Really? That must be why when they switched to Intel they touted the compatibility, and why the even offer a utility called "BootCamp" to easily run Windows on your Mac, with automatic re-partitioning, hw drivers, et al.
Well, they must be doing something right at Cupertino, because they really don't get viruses. Not theoretically of future-wise: practically.
99.9% of things reported (and even those are not that many to begin with) are trojans. So, Mac viruses are like the Yeti, they might well exist, but very few people have seen them in real life.
It's not just market share either. OS8/9 had several viruses with 1/5 the market share OS X has now.
If one considers that OS X is basically NeXTStep, and essentially a UNIX, do one really sees many viruses in UNIX systems?

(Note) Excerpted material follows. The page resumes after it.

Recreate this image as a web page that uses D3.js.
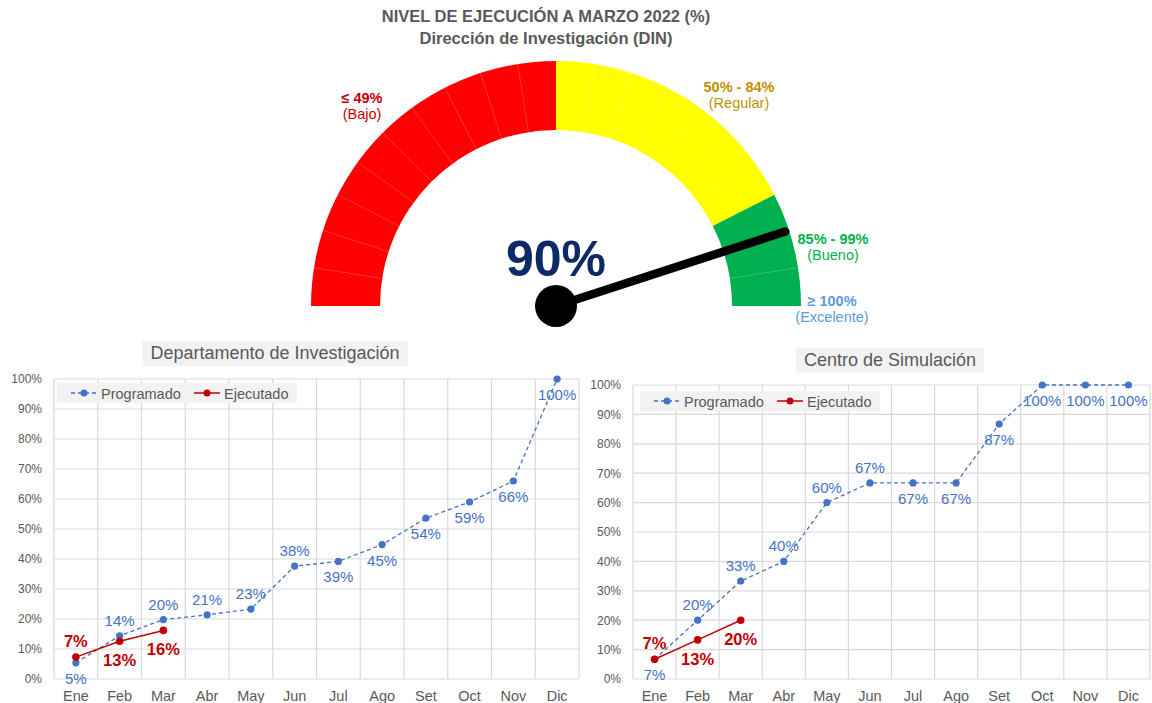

What I'm getting at is that the "administrator privileges by default", "can fuck with any file on the system" feature of Windows --up to Windows XP, which is where viruses really reigned, was not part of OS X from the beginning.
So, at worst, OS X since 10.0 was as secure as Windows Vista, which was not a swiss cheese OS like, say, Windows 98. Plus, OS X didn't have Active X, either, and used a custom PDF viewing (Acrobat is another common attack vector in Wintels).

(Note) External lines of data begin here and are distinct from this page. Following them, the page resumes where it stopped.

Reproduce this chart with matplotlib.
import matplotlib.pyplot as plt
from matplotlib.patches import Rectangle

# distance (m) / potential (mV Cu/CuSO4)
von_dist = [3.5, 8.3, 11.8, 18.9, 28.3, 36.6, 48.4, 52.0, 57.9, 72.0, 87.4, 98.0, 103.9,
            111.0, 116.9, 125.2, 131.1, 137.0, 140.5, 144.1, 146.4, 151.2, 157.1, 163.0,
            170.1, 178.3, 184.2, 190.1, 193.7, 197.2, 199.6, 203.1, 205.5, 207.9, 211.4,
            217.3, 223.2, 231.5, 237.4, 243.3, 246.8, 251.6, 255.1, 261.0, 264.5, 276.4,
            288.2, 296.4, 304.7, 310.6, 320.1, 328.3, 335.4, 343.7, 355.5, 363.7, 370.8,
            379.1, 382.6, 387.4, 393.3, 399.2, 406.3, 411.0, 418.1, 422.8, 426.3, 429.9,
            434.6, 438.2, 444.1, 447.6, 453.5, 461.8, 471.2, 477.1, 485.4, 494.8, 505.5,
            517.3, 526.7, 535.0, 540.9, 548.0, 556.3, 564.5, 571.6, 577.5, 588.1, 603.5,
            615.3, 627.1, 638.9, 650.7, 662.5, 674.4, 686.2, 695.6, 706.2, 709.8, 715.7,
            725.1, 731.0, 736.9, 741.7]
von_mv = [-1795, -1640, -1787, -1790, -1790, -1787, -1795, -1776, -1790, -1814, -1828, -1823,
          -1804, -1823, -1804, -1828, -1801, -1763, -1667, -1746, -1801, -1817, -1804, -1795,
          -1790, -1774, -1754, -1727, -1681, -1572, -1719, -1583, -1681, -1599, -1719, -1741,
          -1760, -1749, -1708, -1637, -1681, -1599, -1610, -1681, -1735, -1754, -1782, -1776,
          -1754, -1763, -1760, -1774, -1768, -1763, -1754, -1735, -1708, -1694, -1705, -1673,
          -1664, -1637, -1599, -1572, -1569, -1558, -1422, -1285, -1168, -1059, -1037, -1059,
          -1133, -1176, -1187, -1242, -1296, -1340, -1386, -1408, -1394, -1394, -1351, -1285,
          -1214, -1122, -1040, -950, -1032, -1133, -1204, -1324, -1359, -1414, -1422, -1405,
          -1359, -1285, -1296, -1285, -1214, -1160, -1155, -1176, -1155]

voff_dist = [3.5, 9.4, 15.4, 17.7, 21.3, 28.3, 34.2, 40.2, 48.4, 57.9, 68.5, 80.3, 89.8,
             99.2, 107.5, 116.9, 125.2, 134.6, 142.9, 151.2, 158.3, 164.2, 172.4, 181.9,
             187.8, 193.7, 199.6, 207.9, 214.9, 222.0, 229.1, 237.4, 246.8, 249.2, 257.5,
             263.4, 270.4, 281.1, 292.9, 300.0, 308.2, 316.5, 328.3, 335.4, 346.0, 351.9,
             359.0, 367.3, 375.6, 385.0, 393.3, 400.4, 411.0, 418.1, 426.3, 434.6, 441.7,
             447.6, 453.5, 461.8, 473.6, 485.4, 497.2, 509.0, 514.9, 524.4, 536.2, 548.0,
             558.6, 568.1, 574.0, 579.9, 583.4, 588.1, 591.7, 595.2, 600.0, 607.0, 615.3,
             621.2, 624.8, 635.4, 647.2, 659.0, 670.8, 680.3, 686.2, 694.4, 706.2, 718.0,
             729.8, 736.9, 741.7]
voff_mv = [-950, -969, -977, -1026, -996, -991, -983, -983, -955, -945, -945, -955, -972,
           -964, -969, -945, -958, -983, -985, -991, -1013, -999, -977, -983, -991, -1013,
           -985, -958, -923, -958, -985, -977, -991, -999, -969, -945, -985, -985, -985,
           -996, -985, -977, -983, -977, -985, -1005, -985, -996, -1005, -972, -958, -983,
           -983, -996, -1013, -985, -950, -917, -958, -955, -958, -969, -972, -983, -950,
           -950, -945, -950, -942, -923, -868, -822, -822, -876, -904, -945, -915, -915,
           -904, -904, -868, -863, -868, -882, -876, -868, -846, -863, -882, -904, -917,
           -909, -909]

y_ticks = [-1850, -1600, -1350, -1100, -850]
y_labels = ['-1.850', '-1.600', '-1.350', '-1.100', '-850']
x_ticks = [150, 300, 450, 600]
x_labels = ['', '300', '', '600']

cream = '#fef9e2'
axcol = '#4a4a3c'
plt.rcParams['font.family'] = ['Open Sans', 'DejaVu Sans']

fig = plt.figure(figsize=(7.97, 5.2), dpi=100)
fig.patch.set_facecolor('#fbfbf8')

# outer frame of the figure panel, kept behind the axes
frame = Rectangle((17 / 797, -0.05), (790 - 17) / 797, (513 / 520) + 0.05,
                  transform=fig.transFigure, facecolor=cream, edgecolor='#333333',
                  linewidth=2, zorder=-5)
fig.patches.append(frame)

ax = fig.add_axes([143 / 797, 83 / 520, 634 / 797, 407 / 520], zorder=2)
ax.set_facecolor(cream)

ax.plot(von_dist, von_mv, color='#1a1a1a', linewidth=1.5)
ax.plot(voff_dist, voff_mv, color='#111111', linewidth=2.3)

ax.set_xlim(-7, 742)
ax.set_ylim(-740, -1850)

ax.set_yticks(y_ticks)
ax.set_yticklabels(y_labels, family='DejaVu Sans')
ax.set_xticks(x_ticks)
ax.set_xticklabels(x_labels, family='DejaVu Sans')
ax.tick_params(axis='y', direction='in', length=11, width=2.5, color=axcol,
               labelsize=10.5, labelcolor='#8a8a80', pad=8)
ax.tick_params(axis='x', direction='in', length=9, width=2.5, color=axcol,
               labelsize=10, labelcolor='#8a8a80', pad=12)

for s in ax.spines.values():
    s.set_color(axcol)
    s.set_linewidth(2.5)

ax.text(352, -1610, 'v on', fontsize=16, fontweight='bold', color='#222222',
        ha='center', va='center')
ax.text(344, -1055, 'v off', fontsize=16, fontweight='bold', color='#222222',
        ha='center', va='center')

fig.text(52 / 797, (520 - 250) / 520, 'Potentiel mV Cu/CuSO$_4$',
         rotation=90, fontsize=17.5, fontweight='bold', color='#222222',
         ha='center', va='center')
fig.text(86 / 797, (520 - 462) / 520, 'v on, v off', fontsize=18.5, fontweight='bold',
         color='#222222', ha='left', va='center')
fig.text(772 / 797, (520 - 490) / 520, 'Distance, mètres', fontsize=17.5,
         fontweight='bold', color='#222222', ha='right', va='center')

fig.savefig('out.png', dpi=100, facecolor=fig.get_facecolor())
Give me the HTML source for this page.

Now, with the eviction of Flash and Java plugins as the default, and several other techniques (sandboxing, ASLR, signatures, etc), things will get even better.

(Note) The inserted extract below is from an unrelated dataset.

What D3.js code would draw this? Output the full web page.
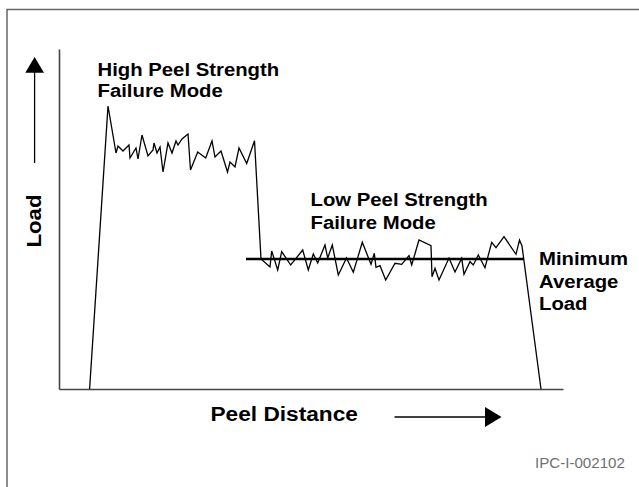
<!DOCTYPE html>
<html>
<head>
<meta charset="utf-8">
<script src="https://cdn.jsdelivr.net/npm/d3@7"></script>
<style>
  body { margin: 0; background: #fff; }
  svg { display: block; font-family: "Liberation Sans", Arial, Helvetica, sans-serif; }
</style>
</head>
<body>
<script>
// peel test trace, arbitrary units (distance along x, load along y)
var peelDistance = [30.6, 49, 57, 59, 64, 70, 71, 77, 79, 83, 89, 94, 95, 98, 101, 104, 109, 113, 117, 119,
  123, 129, 131.5, 138.7, 146.7, 153, 156, 162, 168.5, 171, 176, 180, 187.7, 195.5, 202, 211, 212.7, 218.7,
  222.7, 231.7, 243.7, 249.3, 254.3, 258.7, 266, 268.7, 273.3, 279.3, 287.5, 294.3, 303.3, 312, 315.3, 317,
  321, 326.7, 336, 342.7, 350, 352.7, 360, 372, 373, 376, 380, 390, 396, 402.7, 405, 411, 414.3, 419.3, 426,
  432.7, 437, 445, 457, 460.5, 463, 482];
var load = [0, 283, 236, 243, 238, 244, 231, 241, 230, 254, 233, 239, 246, 236, 242, 217, 246, 236, 248, 244,
  250, 255, 219, 237, 231, 248, 232, 238, 217, 227, 222, 241, 225.5, 248.3, 130, 122, 138, 119,
  137.3, 124, 139, 119, 135, 126, 144, 131, 144, 114, 131, 116.7, 146.7, 124.7, 135.7, 121.7,
  123.3, 109, 125.7, 124.7, 133.3, 124, 149, 143.3, 112.3, 120.7, 109, 131, 117, 130.7, 114.7, 127.3, 124, 134, 121.3,
  146.7, 141.3, 152.3, 134.7, 149, 143, 0];

// minimum average load line
var minAvgLoad = 130;
var minAvgRange = [187, 465];

var labelsHigh = ["High Peel Strength", "Failure Mode"];
var labelsLow = ["Low Peel Strength", "Failure Mode"];
var labelsMin = ["Minimum", "Average", "Load"];

var width = 639, height = 487;

var svg = d3.select("body").append("svg")
    .attr("width", width)
    .attr("height", height);

// outer frame (right and bottom edges fall off the picture)
svg.append("rect")
    .attr("x", 7).attr("y", 9.5)
    .attr("width", 650).attr("height", 500)
    .style("fill", "none")
    .style("stroke", "#666")
    .style("stroke-width", 1.5);

var x = d3.scaleLinear().domain([0, 504]).range([59, 563]);
var y = d3.scaleLinear().domain([0, 340]).range([389, 49]);

// axes, no ticks
svg.append("g")
    .attr("transform", "translate(0," + y(0) + ")")
    .call(d3.axisBottom(x).tickValues([]).tickSizeOuter(0));
svg.append("g")
    .attr("transform", "translate(" + x(0) + ",0)")
    .call(d3.axisLeft(y).tickValues([]).tickSizeOuter(0));
svg.selectAll(".domain")
    .style("stroke", "#444")
    .style("stroke-width", 1.6);

// trace
var pts = peelDistance.map(function(d, i) { return [d, load[i]]; });
var line = d3.line()
    .x(function(d) { return x(d[0]); })
    .y(function(d) { return y(d[1]); });

svg.append("path")
    .datum(pts)
    .attr("d", line)
    .style("fill", "none")
    .style("stroke", "#000")
    .style("stroke-width", 1.3)
    .style("stroke-linejoin", "miter");

svg.append("line")
    .attr("x1", x(minAvgRange[0])).attr("x2", x(minAvgRange[1]))
    .attr("y1", y(minAvgLoad)).attr("y2", y(minAvgLoad))
    .style("stroke", "#000")
    .style("stroke-width", 2.6);

// text helper: bold, a bit wide like the original
function label(tx, ty, str, size, sx) {
  return svg.append("text")
      .attr("transform", "translate(" + tx + "," + ty + ") scale(" + sx + ",1)")
      .style("font-size", size + "px")
      .style("font-weight", "bold")
      .style("fill", "#000")
      .text(str);
}

labelsHigh.forEach(function(s, i) { label(97.5, 76 + i * 21, s, 19, 1.07); });
labelsLow.forEach(function(s, i) { label(310.5, 206 + i * 22.5, s, 19, 1.07); });
labelsMin.forEach(function(s, i) { label(539, 265 + i * 22.5, s, 19, 1.07); });

label(210.5, 421, "Peel Distance", 21, 1.08);

// rotated y label
svg.append("text")
    .attr("transform", "translate(41,221) rotate(-90) scale(1.06,1)")
    .attr("text-anchor", "middle")
    .style("font-size", "21px")
    .style("font-weight", "bold")
    .text("Load");

// arrows
svg.append("line")
    .attr("x1", 34.6).attr("x2", 34.6)
    .attr("y1", 72).attr("y2", 163)
    .style("stroke", "#000").style("stroke-width", 1.3);
svg.append("path")
    .attr("d", "M34.6,57 L25.3,72.7 L44,72.7 Z")
    .style("fill", "#000");

svg.append("line")
    .attr("x1", 394.5).attr("x2", 486)
    .attr("y1", 417).attr("y2", 417)
    .style("stroke", "#000").style("stroke-width", 1.3);
svg.append("path")
    .attr("d", "M501.5,417 L485,407 L485,427 Z")
    .style("fill", "#000");

// figure id
svg.append("text")
    .attr("transform", "translate(535,468) scale(1.08,1)")
    .style("font-size", "14px")
    .style("fill", "#707070")
    .text("IPC-I-002102");
</script>
</body>
</html>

>99.9% of things reported (and even those are not that many to begin with) are trojans
How is Flashback a trojan? Also what percentage of new Windows malware over the past few years do you think are "viruses" according to your definition?
Am I the only one sick of the pedantic quibbling and nitpicking over the word "virus" in every Apple malware story when everyone knows that viruses really mean modern malware in this context in general parlance and not really floppy bootsector or executable file viruses of the 90s? Anti"viruses" try to defend against all types of malware, so making a huge distinction here doesn't really help the discussion.